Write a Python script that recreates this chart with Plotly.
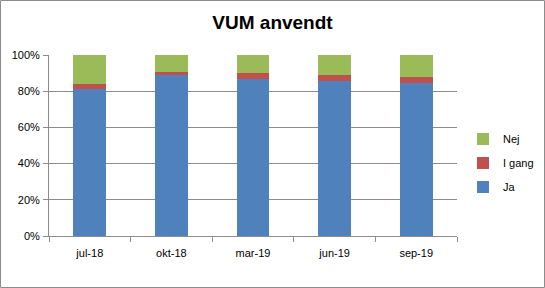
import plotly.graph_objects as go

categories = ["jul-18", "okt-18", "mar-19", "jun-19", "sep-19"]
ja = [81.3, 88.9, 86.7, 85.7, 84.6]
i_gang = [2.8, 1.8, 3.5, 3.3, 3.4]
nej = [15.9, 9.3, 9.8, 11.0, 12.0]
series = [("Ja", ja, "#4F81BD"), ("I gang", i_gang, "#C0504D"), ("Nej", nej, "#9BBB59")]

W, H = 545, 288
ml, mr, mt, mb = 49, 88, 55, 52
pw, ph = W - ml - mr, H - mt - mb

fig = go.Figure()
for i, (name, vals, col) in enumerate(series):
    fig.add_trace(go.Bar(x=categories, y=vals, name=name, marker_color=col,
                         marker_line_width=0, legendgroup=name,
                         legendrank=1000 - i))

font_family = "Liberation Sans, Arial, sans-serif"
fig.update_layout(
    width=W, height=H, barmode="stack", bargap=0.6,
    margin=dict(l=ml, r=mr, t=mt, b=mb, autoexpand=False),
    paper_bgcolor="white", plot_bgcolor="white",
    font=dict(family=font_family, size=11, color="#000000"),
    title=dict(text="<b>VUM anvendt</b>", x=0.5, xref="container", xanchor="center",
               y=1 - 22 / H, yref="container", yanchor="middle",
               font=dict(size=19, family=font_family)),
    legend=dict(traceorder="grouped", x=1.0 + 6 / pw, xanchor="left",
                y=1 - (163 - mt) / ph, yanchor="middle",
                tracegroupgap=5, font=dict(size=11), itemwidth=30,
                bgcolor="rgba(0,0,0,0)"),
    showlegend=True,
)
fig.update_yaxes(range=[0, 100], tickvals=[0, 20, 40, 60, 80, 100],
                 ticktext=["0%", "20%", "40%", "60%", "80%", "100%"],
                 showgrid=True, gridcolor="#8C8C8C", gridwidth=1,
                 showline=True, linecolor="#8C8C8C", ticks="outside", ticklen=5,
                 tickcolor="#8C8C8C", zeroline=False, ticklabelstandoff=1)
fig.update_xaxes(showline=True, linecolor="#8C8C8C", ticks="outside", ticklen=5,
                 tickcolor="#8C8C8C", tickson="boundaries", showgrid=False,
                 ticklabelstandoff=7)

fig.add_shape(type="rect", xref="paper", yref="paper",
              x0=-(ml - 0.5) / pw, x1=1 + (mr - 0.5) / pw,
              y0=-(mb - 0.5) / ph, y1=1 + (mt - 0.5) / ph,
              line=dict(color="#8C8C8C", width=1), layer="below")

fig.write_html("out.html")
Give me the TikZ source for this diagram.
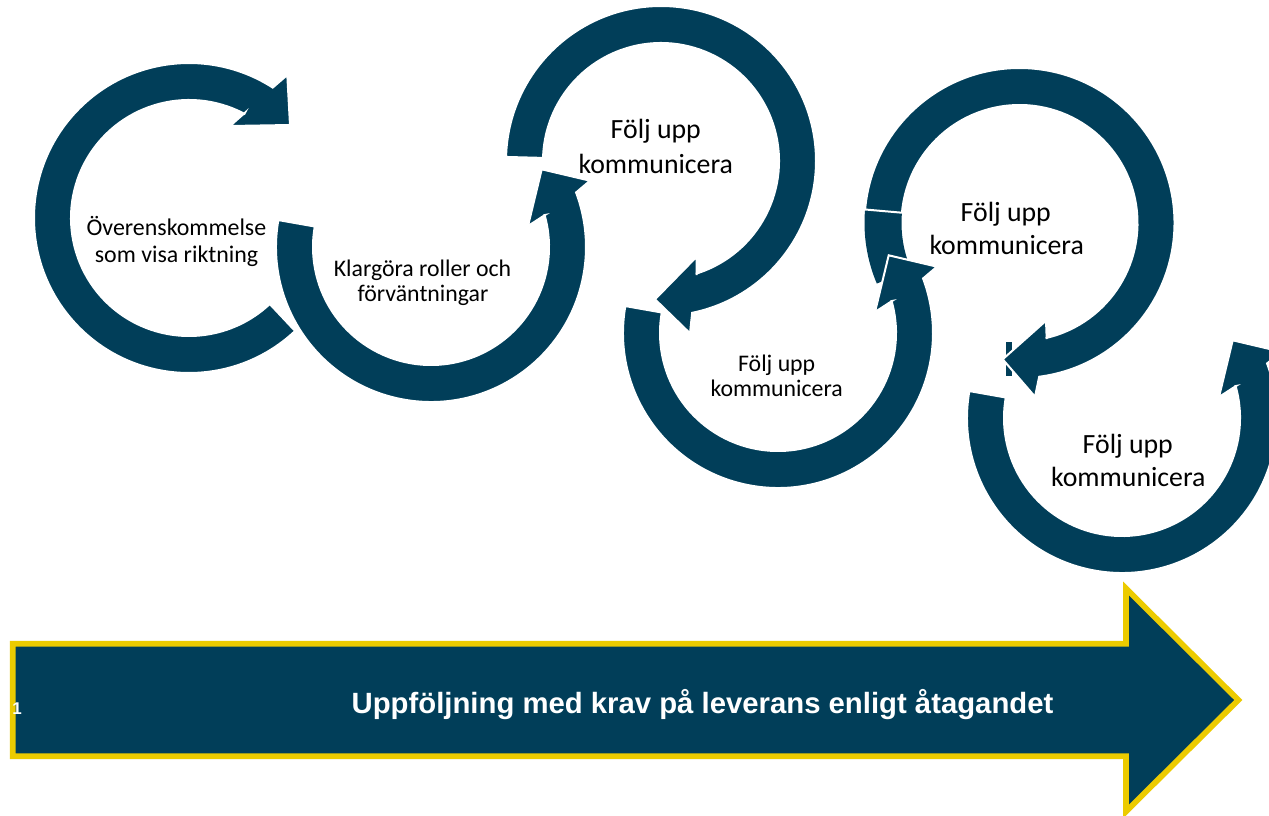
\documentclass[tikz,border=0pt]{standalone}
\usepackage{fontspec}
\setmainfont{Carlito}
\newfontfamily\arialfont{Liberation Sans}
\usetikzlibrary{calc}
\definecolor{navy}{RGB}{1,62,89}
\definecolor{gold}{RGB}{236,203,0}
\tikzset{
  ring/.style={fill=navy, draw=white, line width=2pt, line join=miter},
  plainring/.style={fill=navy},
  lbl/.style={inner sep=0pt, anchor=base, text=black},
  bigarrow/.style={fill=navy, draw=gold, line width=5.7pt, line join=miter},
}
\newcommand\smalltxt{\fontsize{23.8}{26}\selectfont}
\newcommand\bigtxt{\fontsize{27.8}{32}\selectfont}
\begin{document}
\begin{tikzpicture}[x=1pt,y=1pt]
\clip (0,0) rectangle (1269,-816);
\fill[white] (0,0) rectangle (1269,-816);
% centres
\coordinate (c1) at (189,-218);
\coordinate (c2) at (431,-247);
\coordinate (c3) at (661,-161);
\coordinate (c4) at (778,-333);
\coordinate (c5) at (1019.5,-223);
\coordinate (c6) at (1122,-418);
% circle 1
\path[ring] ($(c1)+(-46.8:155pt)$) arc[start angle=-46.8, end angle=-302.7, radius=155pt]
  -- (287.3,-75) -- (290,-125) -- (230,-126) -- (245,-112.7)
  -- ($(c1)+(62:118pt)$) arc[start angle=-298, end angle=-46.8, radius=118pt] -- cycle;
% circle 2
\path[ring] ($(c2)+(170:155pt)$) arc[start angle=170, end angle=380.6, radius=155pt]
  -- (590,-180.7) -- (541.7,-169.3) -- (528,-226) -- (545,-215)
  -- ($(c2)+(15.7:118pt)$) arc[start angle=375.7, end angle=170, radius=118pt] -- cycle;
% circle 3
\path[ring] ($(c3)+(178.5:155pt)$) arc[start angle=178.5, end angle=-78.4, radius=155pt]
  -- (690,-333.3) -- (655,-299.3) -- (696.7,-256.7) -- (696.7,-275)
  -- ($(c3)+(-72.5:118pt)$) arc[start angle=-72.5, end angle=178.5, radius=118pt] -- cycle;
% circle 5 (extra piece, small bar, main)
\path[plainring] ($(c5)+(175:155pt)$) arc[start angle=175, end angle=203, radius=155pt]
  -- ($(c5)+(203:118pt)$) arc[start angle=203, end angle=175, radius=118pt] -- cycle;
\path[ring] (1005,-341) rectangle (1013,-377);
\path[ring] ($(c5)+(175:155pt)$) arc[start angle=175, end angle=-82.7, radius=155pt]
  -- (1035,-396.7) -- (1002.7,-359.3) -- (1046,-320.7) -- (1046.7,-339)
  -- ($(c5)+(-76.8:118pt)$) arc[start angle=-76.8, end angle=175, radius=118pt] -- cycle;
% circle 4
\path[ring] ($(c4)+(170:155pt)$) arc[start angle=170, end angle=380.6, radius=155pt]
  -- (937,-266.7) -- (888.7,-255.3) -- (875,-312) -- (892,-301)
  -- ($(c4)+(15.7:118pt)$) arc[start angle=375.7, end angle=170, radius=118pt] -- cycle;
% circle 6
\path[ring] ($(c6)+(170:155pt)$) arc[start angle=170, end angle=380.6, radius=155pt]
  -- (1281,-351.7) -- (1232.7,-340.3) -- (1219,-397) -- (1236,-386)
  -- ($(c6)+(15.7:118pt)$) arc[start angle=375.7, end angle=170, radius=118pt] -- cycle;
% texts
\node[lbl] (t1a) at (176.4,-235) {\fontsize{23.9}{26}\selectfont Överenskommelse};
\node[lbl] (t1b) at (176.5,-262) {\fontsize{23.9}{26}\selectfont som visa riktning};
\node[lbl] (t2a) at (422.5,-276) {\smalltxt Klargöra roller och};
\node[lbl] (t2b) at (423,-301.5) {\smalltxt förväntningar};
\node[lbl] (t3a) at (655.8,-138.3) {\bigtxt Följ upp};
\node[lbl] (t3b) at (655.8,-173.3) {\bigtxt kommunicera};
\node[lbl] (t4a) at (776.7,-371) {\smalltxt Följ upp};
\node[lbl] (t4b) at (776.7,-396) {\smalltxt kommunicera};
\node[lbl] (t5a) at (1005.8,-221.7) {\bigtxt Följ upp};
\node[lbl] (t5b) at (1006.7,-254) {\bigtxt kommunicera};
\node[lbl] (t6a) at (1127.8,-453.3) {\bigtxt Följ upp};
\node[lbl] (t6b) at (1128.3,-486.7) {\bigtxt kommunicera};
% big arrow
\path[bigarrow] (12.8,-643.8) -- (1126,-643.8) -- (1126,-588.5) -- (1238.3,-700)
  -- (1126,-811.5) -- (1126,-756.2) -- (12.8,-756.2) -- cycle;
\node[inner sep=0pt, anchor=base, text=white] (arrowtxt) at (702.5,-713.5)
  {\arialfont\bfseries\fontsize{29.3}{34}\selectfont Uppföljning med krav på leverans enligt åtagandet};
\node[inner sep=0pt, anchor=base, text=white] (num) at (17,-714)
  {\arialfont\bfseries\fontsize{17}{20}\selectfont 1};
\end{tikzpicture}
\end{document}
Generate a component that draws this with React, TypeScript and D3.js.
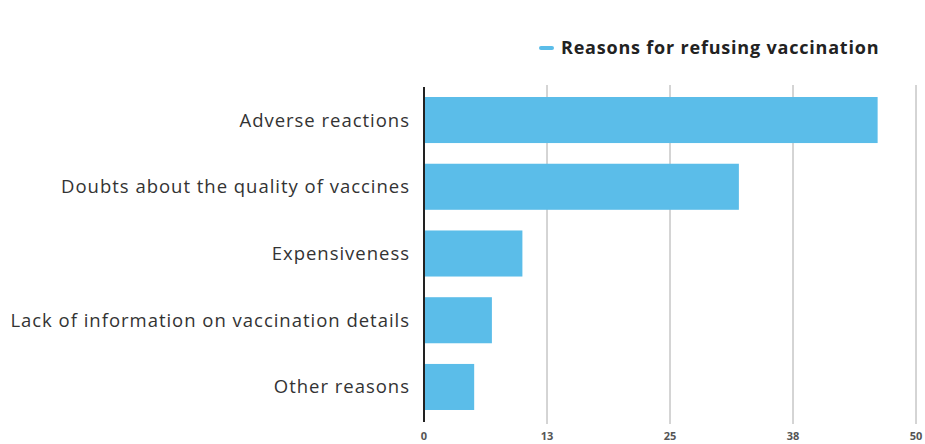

________________

# [Request]
All of the material above needs to be restated exactly, with no pictures.

# [Result for this exercise]
Write a Python script that recreates this chart with Plotly.
import plotly.graph_objects as go

categories = ["jul-18", "okt-18", "mar-19", "jun-19", "sep-19"]
ja = [81.3, 88.9, 86.7, 85.7, 84.6]
i_gang = [2.8, 1.8, 3.5, 3.3, 3.4]
nej = [15.9, 9.3, 9.8, 11.0, 12.0]
series = [("Ja", ja, "#4F81BD"), ("I gang", i_gang, "#C0504D"), ("Nej", nej, "#9BBB59")]

W, H = 545, 288
ml, mr, mt, mb = 49, 88, 55, 52
pw, ph = W - ml - mr, H - mt - mb

fig = go.Figure()
for i, (name, vals, col) in enumerate(series):
    fig.add_trace(go.Bar(x=categories, y=vals, name=name, marker_color=col,
                         marker_line_width=0, legendgroup=name,
                         legendrank=1000 - i))

font_family = "Liberation Sans, Arial, sans-serif"
fig.update_layout(
    width=W, height=H, barmode="stack", bargap=0.6,
    margin=dict(l=ml, r=mr, t=mt, b=mb, autoexpand=False),
    paper_bgcolor="white", plot_bgcolor="white",
    font=dict(family=font_family, size=11, color="#000000"),
    title=dict(text="<b>VUM anvendt</b>", x=0.5, xref="container", xanchor="center",
               y=1 - 22 / H, yref="container", yanchor="middle",
               font=dict(size=19, family=font_family)),
    legend=dict(traceorder="grouped", x=1.0 + 6 / pw, xanchor="left",
                y=1 - (163 - mt) / ph, yanchor="middle",
                tracegroupgap=5, font=dict(size=11), itemwidth=30,
                bgcolor="rgba(0,0,0,0)"),
    showlegend=True,
)
fig.update_yaxes(range=[0, 100], tickvals=[0, 20, 40, 60, 80, 100],
                 ticktext=["0%", "20%", "40%", "60%", "80%", "100%"],
                 showgrid=True, gridcolor="#8C8C8C", gridwidth=1,
                 showline=True, linecolor="#8C8C8C", ticks="outside", ticklen=5,
                 tickcolor="#8C8C8C", zeroline=False, ticklabelstandoff=1)
fig.update_xaxes(showline=True, linecolor="#8C8C8C", ticks="outside", ticklen=5,
                 tickcolor="#8C8C8C", tickson="boundaries", showgrid=False,
                 ticklabelstandoff=7)

fig.add_shape(type="rect", xref="paper", yref="paper",
              x0=-(ml - 0.5) / pw, x1=1 + (mr - 0.5) / pw,
              y0=-(mb - 0.5) / ph, y1=1 + (mt - 0.5) / ph,
              line=dict(color="#8C8C8C", width=1), layer="below")

fig.write_html("out.html")
Give me the TikZ source for this diagram.
\documentclass[tikz,border=0pt]{standalone}
\usepackage{fontspec}
\setmainfont{Carlito}
\newfontfamily\arialfont{Liberation Sans}
\usetikzlibrary{calc}
\definecolor{navy}{RGB}{1,62,89}
\definecolor{gold}{RGB}{236,203,0}
\tikzset{
  ring/.style={fill=navy, draw=white, line width=2pt, line join=miter},
  plainring/.style={fill=navy},
  lbl/.style={inner sep=0pt, anchor=base, text=black},
  bigarrow/.style={fill=navy, draw=gold, line width=5.7pt, line join=miter},
}
\newcommand\smalltxt{\fontsize{23.8}{26}\selectfont}
\newcommand\bigtxt{\fontsize{27.8}{32}\selectfont}
\begin{document}
\begin{tikzpicture}[x=1pt,y=1pt]
\clip (0,0) rectangle (1269,-816);
\fill[white] (0,0) rectangle (1269,-816);
% centres
\coordinate (c1) at (189,-218);
\coordinate (c2) at (431,-247);
\coordinate (c3) at (661,-161);
\coordinate (c4) at (778,-333);
\coordinate (c5) at (1019.5,-223);
\coordinate (c6) at (1122,-418);
% circle 1
\path[ring] ($(c1)+(-46.8:155pt)$) arc[start angle=-46.8, end angle=-302.7, radius=155pt]
  -- (287.3,-75) -- (290,-125) -- (230,-126) -- (245,-112.7)
  -- ($(c1)+(62:118pt)$) arc[start angle=-298, end angle=-46.8, radius=118pt] -- cycle;
% circle 2
\path[ring] ($(c2)+(170:155pt)$) arc[start angle=170, end angle=380.6, radius=155pt]
  -- (590,-180.7) -- (541.7,-169.3) -- (528,-226) -- (545,-215)
  -- ($(c2)+(15.7:118pt)$) arc[start angle=375.7, end angle=170, radius=118pt] -- cycle;
% circle 3
\path[ring] ($(c3)+(178.5:155pt)$) arc[start angle=178.5, end angle=-78.4, radius=155pt]
  -- (690,-333.3) -- (655,-299.3) -- (696.7,-256.7) -- (696.7,-275)
  -- ($(c3)+(-72.5:118pt)$) arc[start angle=-72.5, end angle=178.5, radius=118pt] -- cycle;
% circle 5 (extra piece, small bar, main)
\path[plainring] ($(c5)+(175:155pt)$) arc[start angle=175, end angle=203, radius=155pt]
  -- ($(c5)+(203:118pt)$) arc[start angle=203, end angle=175, radius=118pt] -- cycle;
\path[ring] (1005,-341) rectangle (1013,-377);
\path[ring] ($(c5)+(175:155pt)$) arc[start angle=175, end angle=-82.7, radius=155pt]
  -- (1035,-396.7) -- (1002.7,-359.3) -- (1046,-320.7) -- (1046.7,-339)
  -- ($(c5)+(-76.8:118pt)$) arc[start angle=-76.8, end angle=175, radius=118pt] -- cycle;
% circle 4
\path[ring] ($(c4)+(170:155pt)$) arc[start angle=170, end angle=380.6, radius=155pt]
  -- (937,-266.7) -- (888.7,-255.3) -- (875,-312) -- (892,-301)
  -- ($(c4)+(15.7:118pt)$) arc[start angle=375.7, end angle=170, radius=118pt] -- cycle;
% circle 6
\path[ring] ($(c6)+(170:155pt)$) arc[start angle=170, end angle=380.6, radius=155pt]
  -- (1281,-351.7) -- (1232.7,-340.3) -- (1219,-397) -- (1236,-386)
  -- ($(c6)+(15.7:118pt)$) arc[start angle=375.7, end angle=170, radius=118pt] -- cycle;
% texts
\node[lbl] (t1a) at (176.4,-235) {\fontsize{23.9}{26}\selectfont Överenskommelse};
\node[lbl] (t1b) at (176.5,-262) {\fontsize{23.9}{26}\selectfont som visa riktning};
\node[lbl] (t2a) at (422.5,-276) {\smalltxt Klargöra roller och};
\node[lbl] (t2b) at (423,-301.5) {\smalltxt förväntningar};
\node[lbl] (t3a) at (655.8,-138.3) {\bigtxt Följ upp};
\node[lbl] (t3b) at (655.8,-173.3) {\bigtxt kommunicera};
\node[lbl] (t4a) at (776.7,-371) {\smalltxt Följ upp};
\node[lbl] (t4b) at (776.7,-396) {\smalltxt kommunicera};
\node[lbl] (t5a) at (1005.8,-221.7) {\bigtxt Följ upp};
\node[lbl] (t5b) at (1006.7,-254) {\bigtxt kommunicera};
\node[lbl] (t6a) at (1127.8,-453.3) {\bigtxt Följ upp};
\node[lbl] (t6b) at (1128.3,-486.7) {\bigtxt kommunicera};
% big arrow
\path[bigarrow] (12.8,-643.8) -- (1126,-643.8) -- (1126,-588.5) -- (1238.3,-700)
  -- (1126,-811.5) -- (1126,-756.2) -- (12.8,-756.2) -- cycle;
\node[inner sep=0pt, anchor=base, text=white] (arrowtxt) at (702.5,-713.5)
  {\arialfont\bfseries\fontsize{29.3}{34}\selectfont Uppföljning med krav på leverans enligt åtagandet};
\node[inner sep=0pt, anchor=base, text=white] (num) at (17,-714)
  {\arialfont\bfseries\fontsize{17}{20}\selectfont 1};
\end{tikzpicture}
\end{document}
Generate a component that draws this with React, TypeScript and D3.js.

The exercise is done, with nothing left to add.